Alongside community allies, Richmond created MPF to determine how to demolish the plant and attract a developer.

“The cleanup project is intimidating, daunting and expensive but MPF is determined to rid Springfield of what has become a symbol of decay and hopelessness. It is unacceptable to have it at the center of the community,” Richmond said.

In 2021, the U.S. Congress passed the bipartisan 2021 Infrastructure Investment and Jobs Act that included $1.2 billion in federal taxpayer funds for brownfield cleanup.

“If ever there was a time to do this project, our engineers advised us that this is the time,” Richmond said.

MPF announced its approval for $2 million in federal tax funds for brownfield remediation in January 2023. The project also secured $2 million from the city of Springfield and $1.2 million in state funding in addition to $800,000 from the U.S. EPA. So far MPF has raised $6 million of the $10 million needed for the demolition and renewal.

“We’re aiming at 24 to 36 months to have the site cleared for redevelopment,” Richmond said, a timetable he said surprises a lot of people.
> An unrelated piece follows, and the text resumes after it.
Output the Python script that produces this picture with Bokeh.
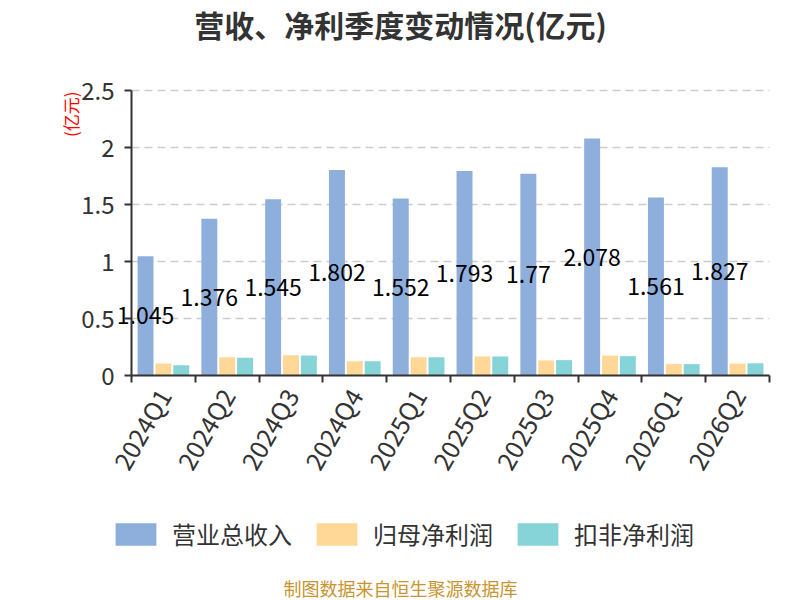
import numpy as np
from bokeh.plotting import figure
from bokeh.models import (ColumnDataSource, Range1d, FixedTicker, Legend, LegendItem, Label)
from bokeh.transform import dodge
from bokeh.core.properties import value
from bokeh.embed import file_html
from bokeh.resources import INLINE

# ---- data ----
quarters = ["2024Q1", "2024Q2", "2024Q3", "2024Q4", "2025Q1",
            "2025Q2", "2025Q3", "2025Q4", "2026Q1", "2026Q2"]
revenue = [1.045, 1.376, 1.545, 1.802, 1.552, 1.793, 1.77, 2.078, 1.561, 1.827]
net_profit = [0.105, 0.160, 0.178, 0.125, 0.160, 0.167, 0.132, 0.175, 0.102, 0.105]
deducted_profit = [0.090, 0.155, 0.175, 0.125, 0.160, 0.167, 0.135, 0.170, 0.100, 0.107]
series_names = ["营业总收入", "归母净利润", "扣非净利润"]
y_ticks = [0, 0.5, 1, 1.5, 2, 2.5]
y_tick_labels = ["0", "0.5", "1", "1.5", "2", "2.5"]

colors = ["#8eaedc", "#ffd897", "#87d4d8"]
FONT = "Noto Sans CJK SC"

n = len(quarters)
centers = np.arange(n) + 0.5
bounds = np.arange(n + 1)

# ---- canvas geometry (pixels) ----
W, H = 800, 600
PLOT_L, PLOT_R, PLOT_T, PLOT_B = 131, 769, 90, 375
px_per_x = (PLOT_R - PLOT_L) / n
px_per_y = (PLOT_B - PLOT_T) / (y_ticks[-1] - y_ticks[0])
x_range = Range1d(-PLOT_L / px_per_x, n + (W - PLOT_R) / px_per_x)
y_range = Range1d(y_ticks[0] - (H - PLOT_B) / px_per_y, y_ticks[-1] + PLOT_T / px_per_y)

src = ColumnDataSource(dict(
    x=centers,
    revenue=revenue,
    net=net_profit,
    ded=deducted_profit,
    mid=np.array(revenue) / 2.0,
    label=[str(v) for v in revenue],
))

p = figure(width=W, height=H, output_backend="svg", toolbar_location=None,
           x_range=x_range, y_range=y_range,
           min_border=0, min_border_left=0, min_border_right=0,
           min_border_top=0, min_border_bottom=0)
p.outline_line_color = None
p.background_fill_color = "white"
p.border_fill_color = "white"

off = 0.28
w = 0.25
r1 = p.vbar(x=dodge("x", -off), top="revenue", width=w, source=src,
            fill_color=colors[0], line_color=None)
r2 = p.vbar(x=dodge("x", 0.0), top="net", width=w, source=src,
            fill_color=colors[1], line_color=None)
r3 = p.vbar(x=dodge("x", off), top="ded", width=w, source=src,
            fill_color=colors[2], line_color=None)

p.text(x=dodge("x", -off), y="mid", text="label", source=src,
       text_align="center", text_baseline="middle",
       text_font=value(FONT), text_font_size="23px", text_color="#000000")

# x axis (drawn at y = 0)
xa = p.xaxis[0]
xa.fixed_location = 0
xa.bounds = (0, n)
xa.ticker = FixedTicker(ticks=list(centers), minor_ticks=list(bounds))
xa.major_label_overrides = {float(c): q for c, q in zip(centers, quarters)}
xa.major_tick_line_color = None
xa.major_tick_in = 0
xa.major_tick_out = 7
xa.minor_tick_in = 0
xa.minor_tick_out = 7
xa.minor_tick_line_color = "#333333"
xa.minor_tick_line_width = 2
xa.axis_line_color = "#333333"
xa.axis_line_width = 2
xa.major_label_orientation = np.deg2rad(60)
xa.major_label_standoff = 8
xa.major_label_text_font = FONT
xa.major_label_text_font_size = "25px"
xa.major_label_text_color = "#333333"

# y axis (drawn at x = 0)
ya = p.yaxis[0]
ya.fixed_location = 0
ya.bounds = (y_ticks[0], y_ticks[-1])
ya.ticker = FixedTicker(ticks=y_ticks)
ya.major_label_overrides = {float(t): s for t, s in zip(y_ticks, y_tick_labels)}
ya.minor_tick_line_color = None
ya.major_tick_in = 0
ya.major_tick_out = 7
ya.major_tick_line_color = "#333333"
ya.major_tick_line_width = 2
ya.axis_line_color = "#333333"
ya.axis_line_width = 2
ya.major_label_standoff = 10
ya.major_label_text_font = FONT
ya.major_label_text_font_size = "24px"
ya.major_label_text_color = "#333333"

p.xgrid.grid_line_color = None
p.ygrid.ticker = FixedTicker(ticks=y_ticks[1:])
p.ygrid.cross_bounds = (0, n)
p.ygrid.grid_line_color = "#cccccc"
p.ygrid.grid_line_width = 1.5
p.ygrid.grid_line_dash = "8 5"

# texts (screen units from the canvas bottom-left)
p.add_layout(Label(x=400, y=H - 23, x_units="screen", y_units="screen",
                   text="营收、净利季度变动情况(亿元)", text_align="center",
                   text_baseline="middle", text_font=FONT, text_font_size="30px",
                   text_font_style="bold", text_color="#333333"))

p.add_layout(Label(x=70, y=H - 91, x_units="screen", y_units="screen",
                   text="(亿元)", angle=np.pi / 2, text_align="right",
                   text_baseline="middle", text_font=FONT, text_font_size="17px",
                   text_color="#ff0000"))

p.add_layout(Label(x=400, y=H - 587, x_units="screen", y_units="screen",
                   text="制图数据来自恒生聚源数据库", text_align="center",
                   text_baseline="middle", text_font=FONT, text_font_size="18px",
                   text_color="#c8952f"))

legend = Legend(
    items=[LegendItem(label=nm, renderers=[r]) for nm, r in zip(series_names, [r1, r2, r3])],
    orientation="horizontal", location=(110, H - 551),
    glyph_width=51, glyph_height=28, label_height=28, label_standoff=11,
    spacing=19, padding=0, margin=0,
    border_line_color=None, background_fill_alpha=0,
    label_text_font=FONT, label_text_font_size="24px", label_text_color="#333333",
    label_text_baseline="middle",
)
p.add_layout(legend)

open("out.html", "w").write(file_html(p, INLINE))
Meanwhile, Richmond and his MPF colleagues are working with historians to collect oral histories from people who worked at the plant.

“Just this week, I connected with a guy whose grandfather worked at the plant during World War II,” Richmond said. “His grandfather told him that the plant worked with the War Department during World War II to develop a more stable flour with a longer shelf life that could be transported around the world as part of the war effort.”

From the beginning of their effort, MPF has invited local artists and photographers to the plant so that they can document the site and make art.

“We recognized early on that we had some high-level street artists that had visited the site prior to our ownership. So we documented what was there,” he said.

One day last summer, Richmond and a colleague came across two graffiti artists who were spray painting some walls. Instead of chasing them away, they got to talking and decided to work with them, Richmond said.

“All the art that they created was respectful and well-placed … We wanted to know what kind of social and cultural statements they were trying to make,” he said.

MPF wound up letting the artists create a gallery. In November, two graffiti exhibits attracted more than 1,000 people.